The FTC identified $1.6 billion as the
amount spent by food and beverage companies on marketing
directly to children, but that figure does not begin to reflect
children’s experience of that marketing. By the FTC’s own
admission there are some significant gaps:
·
Companies report $46 million for character or
cross-promotional brand licensing fees. However, most
cross-promotional arrangements do not require a fee. In 2006,
there were 81 media properties used by the target companies to
promote their brands.
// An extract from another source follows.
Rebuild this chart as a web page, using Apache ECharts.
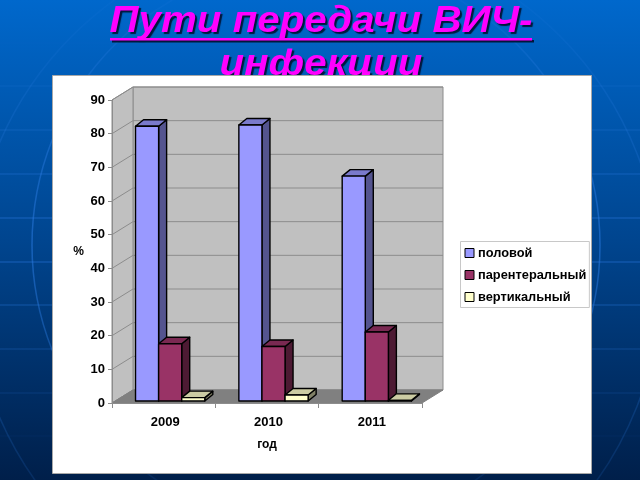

These cross-promotions turn entire
programs and movies into advertisements for the foods they
promote, yet they are not counted as expenditures.
·
The total expenditure figure does not include
spending for advertising and product placement on general
audience programming watched by children, even though primetime
shows such as American Idol and The Simpsons
typically have larger child and teen audiences than programs
considered children’s shows.
·
In-school advertising does not include regional
and local or franchise spending for fast food companies. For
example, McDonald’s infamous report card advertising in Seminole
County Florida was sponsored by a regional marketing association
and would not have been counted in the FTC Report.
·
As the FTC notes, internet advertising,
particularly on company sponsored websites, is relatively
inexpensive. Expenditure data does not begin to capture its
impact—the amount of time children spend with the sites and the
frequency of their visits.
Given the concerning picture of food
marketing’s infiltration of children’s lives painted by the FTC
report, it is disappointing that they continue to perpetuate the
myth that self-regulation can effectively rein in an industry
whose profits rely on commercializing childhood.